The most popular are Avia and Digital Video Essentials. Avia is supposed to be easier to use and navigate, but it's more expensive. I use the Sound and Vision Home Theater Tune up disc. It's made by the same company that makes Avia(Ovation Software) and it's worked great for me. It's also much cheaper than Avia.
I use Avia. LOL don't get one tho bro! you will drive yourself crazy trying to obtain the elusive "perfect" picture. You will wake up in the middle of the night and start messing with it.
The calibration disks are good to do a rough calibration. If you have a NEW TV, you do want about a month of use before you do a more serious adjustment.
There are ISF Calibrationists that will come to your house and spend 2-4 hours doing a professional job. Calibration is ... tricky. Adjust one thing, and you can throw 3 other things off. The pros have some equipment, test patterns and access to the internal service settings.
But the calibration disks and the user-settings are a great place to do the basic adjustments. The disks usually include a tutorial to tell you how to do things.
Just make sure to calibrate at the same time of day you would normally watch Television. Calibrate on a sunny Saturday afternoon may not produce the best results for your 8pm viewing. Also make sure that your TV is on for 30 minutes to be warmed up before you calibrate.

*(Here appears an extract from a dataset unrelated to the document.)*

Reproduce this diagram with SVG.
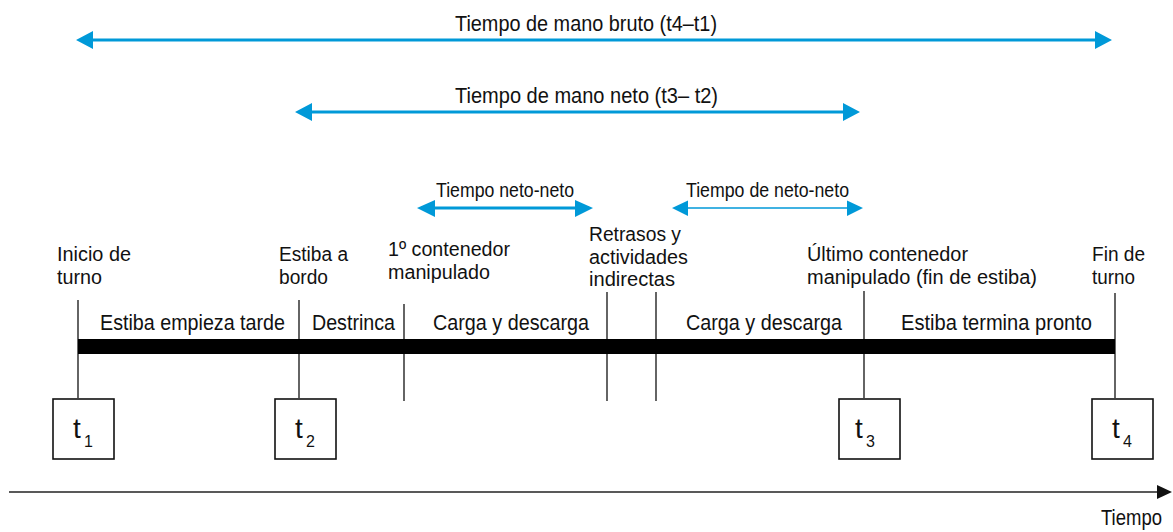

Monster Cable recently released a calibration DVD called the "Monster/ISF HDTV Calibration Wizard DVD". It is aimed at Home Theater newbies with no technical knowledge.
It only covers calibration for brightness, contrast, color saturation and sharpness, and has a screen that helps you make sure you've got your aspect ratio controls set correctly on your DVD player and display.
This disk is clearly aimed at HT owners with no technical understanding of their equipment. It is hosted by a female pop-star wannabe, and features a lame music video from her at the end of the program... filler?
Extremely non-technical folks may find this disk useful, but for anybody more serious about calibration, there is not much here for your $29.95 plus shipping.
I found both of these videos on Amazon, however they are dated from several years ago. I would imagine that alot has changed since these were produced. Are these still relevant to current flat panel displays and audio systems?
Digital Video Essentials: Optimize Your Home Entertainment System (NTSC Component) (2001)
I use the Digital Video Essentials DVD, and find it quite helpful. Lots of information on the disc, and there is a good tutorial for beginners and amateurs alike.
Steve G. is correct, however. Since I've bought the disc, I've become quite obsessed in persuing the perfect image on my tv.
I just discovered that HDNet broadcasts some simple test signals every Tuesday morning at 6:50 AM. If you are an HDNet subscriber, this is a good free source of consumer 1080i test signals.